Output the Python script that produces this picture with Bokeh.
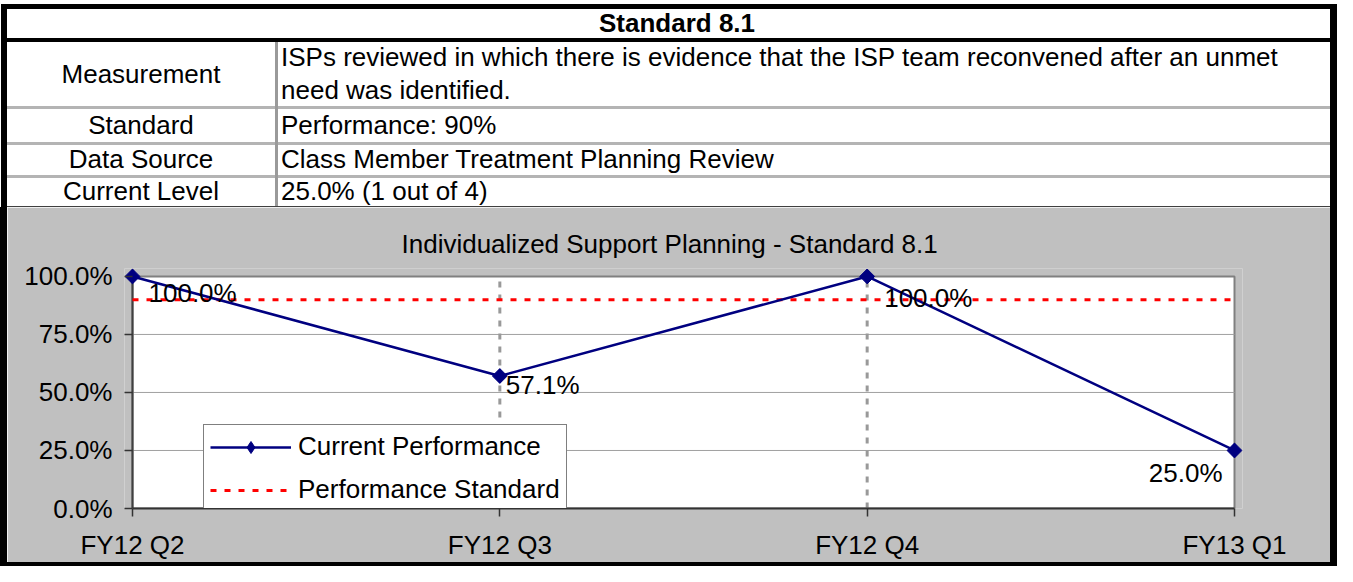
---
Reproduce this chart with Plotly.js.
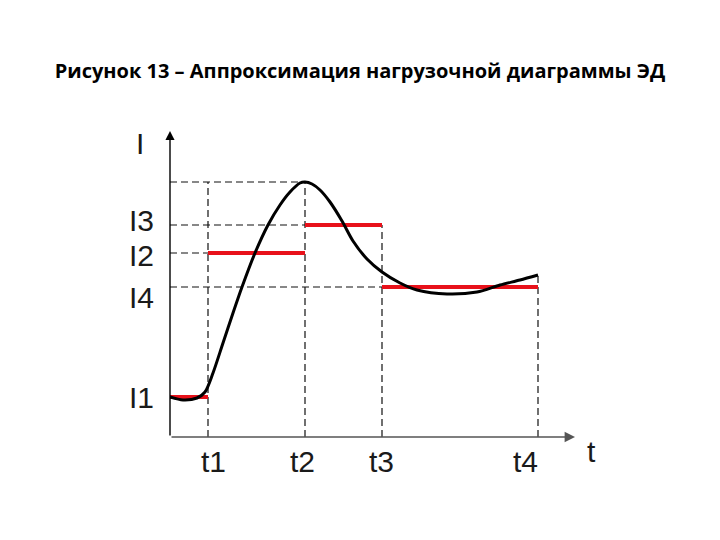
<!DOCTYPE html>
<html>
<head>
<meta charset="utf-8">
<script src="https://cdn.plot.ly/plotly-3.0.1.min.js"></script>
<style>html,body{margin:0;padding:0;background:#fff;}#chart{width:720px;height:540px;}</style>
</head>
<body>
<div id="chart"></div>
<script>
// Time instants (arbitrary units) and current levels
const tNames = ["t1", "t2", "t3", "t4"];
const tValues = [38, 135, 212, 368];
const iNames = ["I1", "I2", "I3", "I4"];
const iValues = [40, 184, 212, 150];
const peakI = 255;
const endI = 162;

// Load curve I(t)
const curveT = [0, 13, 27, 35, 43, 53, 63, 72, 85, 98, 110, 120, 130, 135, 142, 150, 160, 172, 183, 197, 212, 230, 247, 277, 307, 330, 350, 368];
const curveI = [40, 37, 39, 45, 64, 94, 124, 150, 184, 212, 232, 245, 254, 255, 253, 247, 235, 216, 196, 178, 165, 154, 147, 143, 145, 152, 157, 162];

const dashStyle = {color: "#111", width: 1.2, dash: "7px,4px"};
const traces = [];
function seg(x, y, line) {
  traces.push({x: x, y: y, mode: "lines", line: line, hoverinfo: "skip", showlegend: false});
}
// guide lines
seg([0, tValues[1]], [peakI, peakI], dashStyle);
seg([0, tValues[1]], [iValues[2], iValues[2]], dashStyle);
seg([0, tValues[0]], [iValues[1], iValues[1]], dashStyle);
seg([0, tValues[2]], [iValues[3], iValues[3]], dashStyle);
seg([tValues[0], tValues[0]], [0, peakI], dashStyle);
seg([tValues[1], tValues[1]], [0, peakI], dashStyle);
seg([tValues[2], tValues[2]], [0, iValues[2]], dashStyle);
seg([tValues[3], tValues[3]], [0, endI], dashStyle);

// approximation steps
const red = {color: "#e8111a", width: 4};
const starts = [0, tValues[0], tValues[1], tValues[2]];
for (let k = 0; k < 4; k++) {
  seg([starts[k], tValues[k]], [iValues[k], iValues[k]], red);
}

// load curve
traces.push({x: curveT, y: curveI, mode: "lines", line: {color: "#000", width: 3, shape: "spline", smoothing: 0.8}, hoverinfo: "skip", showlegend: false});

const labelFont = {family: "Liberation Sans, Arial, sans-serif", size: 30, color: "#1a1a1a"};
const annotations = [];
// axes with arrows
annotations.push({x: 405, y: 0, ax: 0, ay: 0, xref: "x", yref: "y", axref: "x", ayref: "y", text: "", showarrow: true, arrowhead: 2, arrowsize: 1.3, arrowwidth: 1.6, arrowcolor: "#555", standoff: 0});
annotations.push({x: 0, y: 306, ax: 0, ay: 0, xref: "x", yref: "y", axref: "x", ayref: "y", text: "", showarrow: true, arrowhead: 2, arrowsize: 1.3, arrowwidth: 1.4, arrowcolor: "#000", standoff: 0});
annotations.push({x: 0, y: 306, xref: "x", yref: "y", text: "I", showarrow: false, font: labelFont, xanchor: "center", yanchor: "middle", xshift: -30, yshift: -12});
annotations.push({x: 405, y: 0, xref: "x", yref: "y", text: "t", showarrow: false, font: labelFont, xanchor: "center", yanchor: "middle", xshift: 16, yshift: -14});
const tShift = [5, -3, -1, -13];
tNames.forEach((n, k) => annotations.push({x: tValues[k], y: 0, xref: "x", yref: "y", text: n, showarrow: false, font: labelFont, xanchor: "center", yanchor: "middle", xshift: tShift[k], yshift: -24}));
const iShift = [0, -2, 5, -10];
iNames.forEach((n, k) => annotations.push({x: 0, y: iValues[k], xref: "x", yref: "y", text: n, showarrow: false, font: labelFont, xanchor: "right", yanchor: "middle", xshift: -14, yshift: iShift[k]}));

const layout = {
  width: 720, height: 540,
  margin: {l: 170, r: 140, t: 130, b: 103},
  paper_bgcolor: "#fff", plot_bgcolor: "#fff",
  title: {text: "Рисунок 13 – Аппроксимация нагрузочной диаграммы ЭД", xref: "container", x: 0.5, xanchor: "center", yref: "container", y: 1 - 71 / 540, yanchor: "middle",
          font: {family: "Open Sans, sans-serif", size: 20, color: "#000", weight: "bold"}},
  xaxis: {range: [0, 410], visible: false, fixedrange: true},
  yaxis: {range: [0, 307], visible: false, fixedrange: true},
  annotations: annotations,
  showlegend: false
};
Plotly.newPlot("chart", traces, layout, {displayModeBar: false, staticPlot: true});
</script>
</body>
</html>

Task brief.
Copy out each line of the data where the string "this" appears.

Written answer.
Output the Python script that produces this picture with Bokeh.
Reproduce this chart with Plotly.js.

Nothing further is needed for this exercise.